Poverty: the wood and other solid fuels that more than 2.7 billion people use for cooking, and kerosene used for lighting (and in some countries also for cooking), create smoky environments that are associated with around 3.5 million premature deaths each year.
These effects are felt mostly in developing Asia and sub-Saharan Africa, where incomplete burning of biomass accounts for more than half of emissions of particulate matter. Finer particles, whether inhaled indoors or outdoors, are particularly harmful to health as they can penetrate deep into the lungs. 

Fossil Fuel-intensive development and urbanization: coal and oil have powered economic growth in many countries, but their unabated combustion in power plants, industrial facilities and vehicles is the main cause of the outdoor pollution linked to around 3 million premature deaths each year.

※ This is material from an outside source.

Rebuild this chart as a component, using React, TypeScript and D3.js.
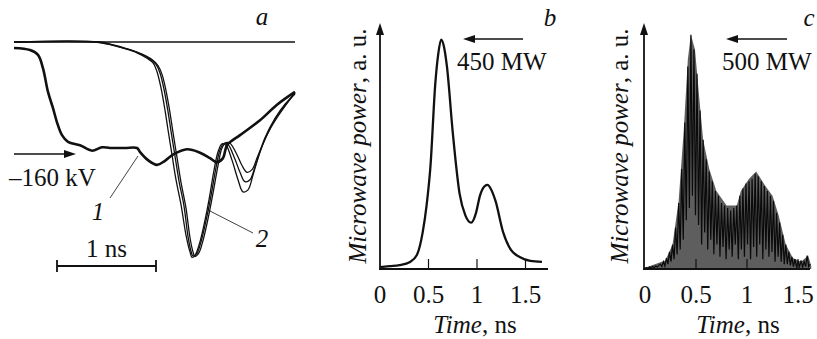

Coal is responsible for around 60% of global combustion-related sulfur dioxide emissions – a cause of respiratory illnesses and a precursor of acid rain.

Fuels used for transport, first and foremost diesel, generate more than half the nitrogen oxides emitted globally, which can trigger respiratory problems and the formation of other hazardous particles and pollutants, including ozone.

Cities can easily become pollution hot spots, as they concentrate people, energy use, construction activity and traffic. The impact of urban vehicle emissions is heightened by the fact that they are discharged not from the top of tall chimneys but directly into the street-level air that pedestrians breathe.

Some framework for solutions:

Avoid pollutant emissions by providing energy services more efficiently or in a way that does not involve fuel combustion. Measures include higher efficiency standards, increased support to non-combustion renewable energy and alternatives to liquids fuels for transport, and improvements in public transport and urban planning.

Innovate to reduce pollution abatement costs via technology improvements that will also reduce costs for the post-Paris energy transition.



Reduce pollutant emissions to the atmosphere, via stringent emissions limits on combustion plants and vehicles, controls on industrial processes, fuel switching to less polluting fuels and strict regulation of fuel quality.